The big question is “How did they obtain address books?”

Apr 23, 2014 07:05 GMT  ·  By

Over the past few days, a large number of AOL customers appear to have sent out spammy emails to the people in their address books. The AOL accounts have not been compromised; instead, spammers are relying on spoofing to make it look like the messages come from a trusted person.

This is an interesting campaign that could involve an AOL Mail exploit.

“AOL is taking this step because spammers are sending email that appears to be from valid AOL email addresses. In fact, these emails do not originate from AOL or our customers. Rather, the outgoing addresses are edited by the spammers to make them appear to be legitimate AOL email addresses,” the AOL Mail Team said in a post published on Tuesday.

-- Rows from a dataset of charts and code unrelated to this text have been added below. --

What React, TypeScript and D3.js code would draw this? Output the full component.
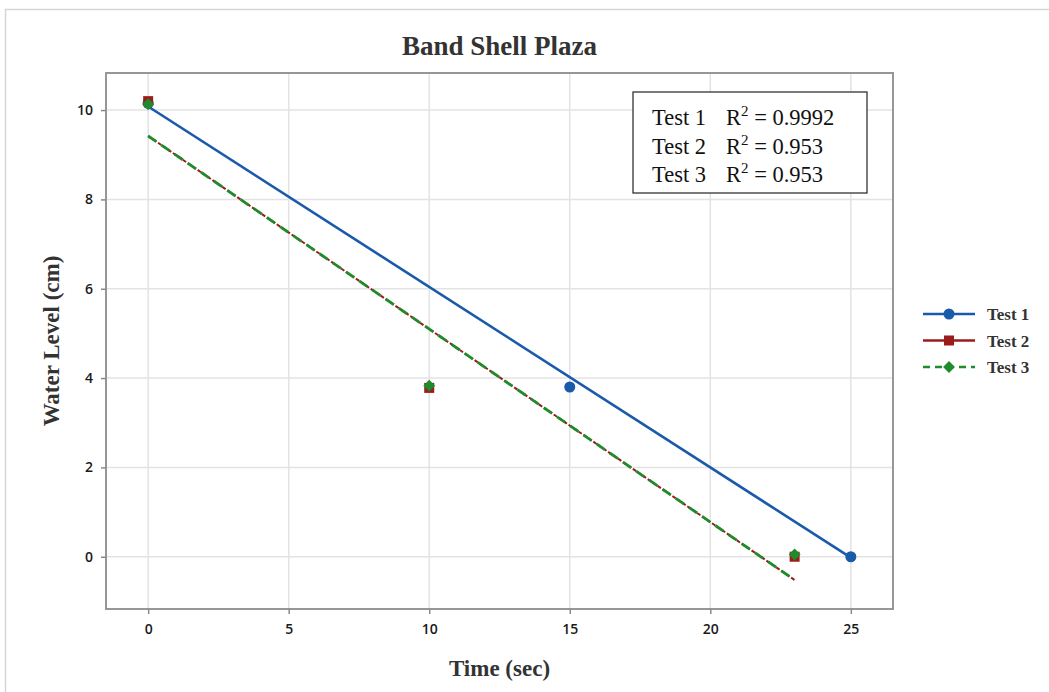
import React, { useEffect, useRef } from "react";
import * as d3 from "d3";

// observed points
const test1Points = [
  { t: 0, level: 10.15 },
  { t: 15, level: 3.8 },
  { t: 25, level: 0 },
];
const test2Points = [
  { t: 0, level: 10.2 },
  { t: 10, level: 3.78 },
  { t: 23, level: 0.0 },
];
const test3Points = [
  { t: 0, level: 10.13 },
  { t: 10, level: 3.83 },
  { t: 23, level: 0.05 },
];

// fitted lines (end points)
const test1Fit = [
  { t: 0, level: 10.08 },
  { t: 25, level: -0.02 },
];
const test2Fit = [
  { t: 0, level: 9.42 },
  { t: 23, level: -0.52 },
];
const test3Fit = [
  { t: 0, level: 9.42 },
  { t: 23, level: -0.52 },
];

const xTicks = [0, 5, 10, 15, 20, 25];
const yTicks = [0, 2, 4, 6, 8, 10];
const seriesNames = ["Test 1", "Test 2", "Test 3"];
const rSquared = ["0.9992", "0.953", "0.953"];

const BLUE = "#1a5aaa";
const RED = "#9c1b1b";
const GREEN = "#1f8b2b";

const App = () => {
  const ref = useRef<SVGSVGElement>(null);

  useEffect(() => {
    const width = 1049;
    const height = 692;
    const margin = { top: 73, right: 156, bottom: 83, left: 106 };
    const w = width - margin.left - margin.right;
    const h = height - margin.top - margin.bottom;

    const svg = d3.select(ref.current);
    svg.selectAll("*").remove();

    // outer frame
    svg
      .append("path")
      .attr("d", `M5.5,${height} V9.5 H${width}`)
      .attr("fill", "none")
      .attr("stroke", "#d6d6d6")
      .attr("stroke-width", 1.5);

    const x = d3.scaleLinear().domain([-1.5, 26.5]).range([0, w]);
    const y = d3.scaleLinear().domain([-1.17, 10.83]).range([h, 0]);

    const g = svg
      .append("g")
      .attr("transform", `translate(${margin.left},${margin.top})`);

    // grid
    g.selectAll(".vgrid")
      .data(xTicks)
      .enter()
      .append("line")
      .attr("x1", (d) => x(d))
      .attr("x2", (d) => x(d))
      .attr("y1", 0)
      .attr("y2", h)
      .attr("stroke", "#e3e3e3")
      .attr("stroke-width", 1.5);
    g.selectAll(".hgrid")
      .data(yTicks)
      .enter()
      .append("line")
      .attr("x1", 0)
      .attr("x2", w)
      .attr("y1", (d) => y(d))
      .attr("y2", (d) => y(d))
      .attr("stroke", "#e3e3e3")
      .attr("stroke-width", 1.5);

    // axes
    const xAxis = g
      .append("g")
      .attr("transform", `translate(0,${h})`)
      .call(d3.axisBottom(x).tickValues(xTicks).tickSize(5).tickPadding(10).tickSizeOuter(0));
    const yAxis = g
      .append("g")
      .call(d3.axisLeft(y).tickValues(yTicks).tickSize(5).tickPadding(8).tickSizeOuter(0));
    [xAxis, yAxis].forEach((a) => {
      a.select(".domain").remove();
      a.selectAll("line").attr("stroke", "#8a8a8a").attr("stroke-width", 1.5);
      a.selectAll("text")
        .attr("fill", "#1a1a1a")
        .style("font-family", "'Open Sans', sans-serif")
        .style("font-weight", "600")
        .style("font-size", "14px");
    });

    // plot border
    g.append("rect")
      .attr("width", w)
      .attr("height", h)
      .attr("fill", "none")
      .attr("stroke", "#8c8c8c")
      .attr("stroke-width", 1.8);

    const line = d3
      .line<{ t: number; level: number }>()
      .x((d) => x(d.t))
      .y((d) => y(d.level));

    g.append("path")
      .attr("d", line(test1Fit))
      .attr("fill", "none")
      .attr("stroke", BLUE)
      .attr("stroke-width", 2.6);
    g.append("path")
      .attr("d", line(test2Fit))
      .attr("fill", "none")
      .attr("stroke", RED)
      .attr("stroke-width", 2)
      .attr("stroke-dasharray", "4,2");
    g.append("path")
      .attr("d", line(test3Fit))
      .attr("fill", "none")
      .attr("stroke", GREEN)
      .attr("stroke-width", 2.8)
      .attr("stroke-dasharray", "10,6");

    // markers
    g.selectAll(".p1")
      .data(test1Points)
      .enter()
      .append("circle")
      .attr("cx", (d) => x(d.t))
      .attr("cy", (d) => y(d.level))
      .attr("r", 5.5)
      .attr("fill", BLUE);
    g.selectAll(".p2")
      .data(test2Points)
      .enter()
      .append("rect")
      .attr("x", (d) => x(d.t) - 5)
      .attr("y", (d) => y(d.level) - 5)
      .attr("width", 10)
      .attr("height", 10)
      .attr("fill", RED);
    g.selectAll(".p3")
      .data(test3Points)
      .enter()
      .append("path")
      .attr("d", d3.symbol(d3.symbolDiamond2, 90)())
      .attr("transform", (d) => `translate(${x(d.t)},${y(d.level)})`)
      .attr("fill", GREEN);

    // R² box
    const box = svg.append("g").attr("transform", "translate(633,92)");
    box
      .append("rect")
      .attr("width", 234)
      .attr("height", 101)
      .attr("fill", "#fff")
      .attr("stroke", "#222")
      .attr("stroke-width", 1.2);
    seriesNames.forEach((name, i) => {
      const t = box
        .append("text")
        .attr("y", 33 + i * 28.5)
        .attr("fill", "#111")
        .style("font-family", "'Liberation Serif', serif")
        .style("font-size", "22.5px");
      t.append("tspan").attr("x", 19).text(name);
      t.append("tspan").attr("x", 93).text("R");
      t.append("tspan").text("2").attr("dy", -9).style("font-size", "15px");
      t.append("tspan").text(` = ${rSquared[i]}`).attr("dy", 9);
    });

    // legend
    const legendColors = [BLUE, RED, GREEN];
    const legend = svg.append("g").attr("transform", "translate(923,314)");
    seriesNames.forEach((name, i) => {
      const row = legend.append("g").attr("transform", `translate(0,${i * 26.5})`);
      row
        .append("line")
        .attr("x1", 0)
        .attr("x2", 52)
        .attr("stroke", legendColors[i])
        .attr("stroke-width", 2.6)
        .attr("stroke-dasharray", i === 2 ? "7,5" : null);
      if (i === 0) row.append("circle").attr("cx", 26).attr("r", 5.5).attr("fill", BLUE);
      if (i === 1)
        row.append("rect").attr("x", 21).attr("y", -5).attr("width", 10).attr("height", 10).attr("fill", RED);
      if (i === 2)
        row
          .append("path")
          .attr("d", d3.symbol(d3.symbolDiamond2, 90)())
          .attr("transform", "translate(26,0)")
          .attr("fill", GREEN);
      row
        .append("text")
        .attr("x", 64)
        .attr("y", 6)
        .attr("fill", "#333")
        .style("font-family", "'Liberation Serif', serif")
        .style("font-weight", "bold")
        .style("font-size", "17px")
        .text(name);
    });

    // titles
    svg
      .append("text")
      .attr("x", margin.left + w / 2)
      .attr("y", 55)
      .attr("text-anchor", "middle")
      .attr("fill", "#333")
      .style("font-family", "'Liberation Serif', serif")
      .style("font-weight", "bold")
      .style("font-size", "27px")
      .text("Band Shell Plaza");
    svg
      .append("text")
      .attr("x", margin.left + w / 2)
      .attr("y", 676)
      .attr("text-anchor", "middle")
      .attr("fill", "#333")
      .style("font-family", "'Liberation Serif', serif")
      .style("font-weight", "bold")
      .style("font-size", "23px")
      .text("Time (sec)");
    svg
      .append("text")
      .attr("transform", `translate(59,${341}) rotate(-90)`)
      .attr("text-anchor", "middle")
      .attr("fill", "#333")
      .style("font-family", "'Liberation Serif', serif")
      .style("font-weight", "bold")
      .style("font-size", "23px")
      .text("Water Level (cm)");
  }, []);

  return (
    <svg
      ref={ref}
      width={1049}
      height={692}
      style={{ position: "absolute", left: 0, top: 0, background: "#fff" }}
    />
  );
};

export default App;
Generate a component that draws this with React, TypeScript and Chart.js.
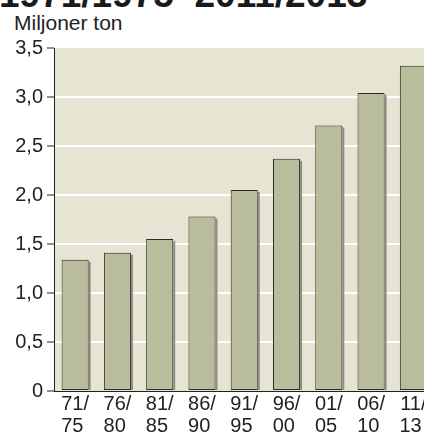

“By initiating this change, AOL Mail, along with other major email providers will reject these spoofed email messages, rather than deliver them to the recipient's inboxes.”

For the time being, it’s uncertain how the spammers operate, but there are some plausible theories.

First of all, the email accounts from which the spam is sent out have not been hacked. The spammers are simply spoofing the sender’s email address. This is a common practice that allows spammers to send out messages that appear to come from any email address they want.

For example, they can send out an email that appears to come from [email protected] without actually having access to the account in question.

The problem is that the spammers have somehow obtained AOL Mail address books. Brian Alvey, who is also a victim of this operation, believes that the individuals behind this scheme could have used some kind of exploit in AOL’s webmail system to gain access to the information.

“[When] you load [AOL’s] webmail interface your browser makes several calls into AOL for data. One is to login. Another is to load all the messages in your inbox. Another is to load your address book so you can a) see who your friends are and b) easily send them email, auto-completing addresses as you type them,” the expert explained.

“Each of those data calls should have security checks. If there was a way to tell the servers to ‘give me the entire address book for this AOL email account’ that bypassed security, then spammers would have our address books without ever having to guess our passwords or otherwise hack into our accounts.”

Alvey believes that if this isn’t the case, the attackers have somehow obtained the address books “from inside of AOL.”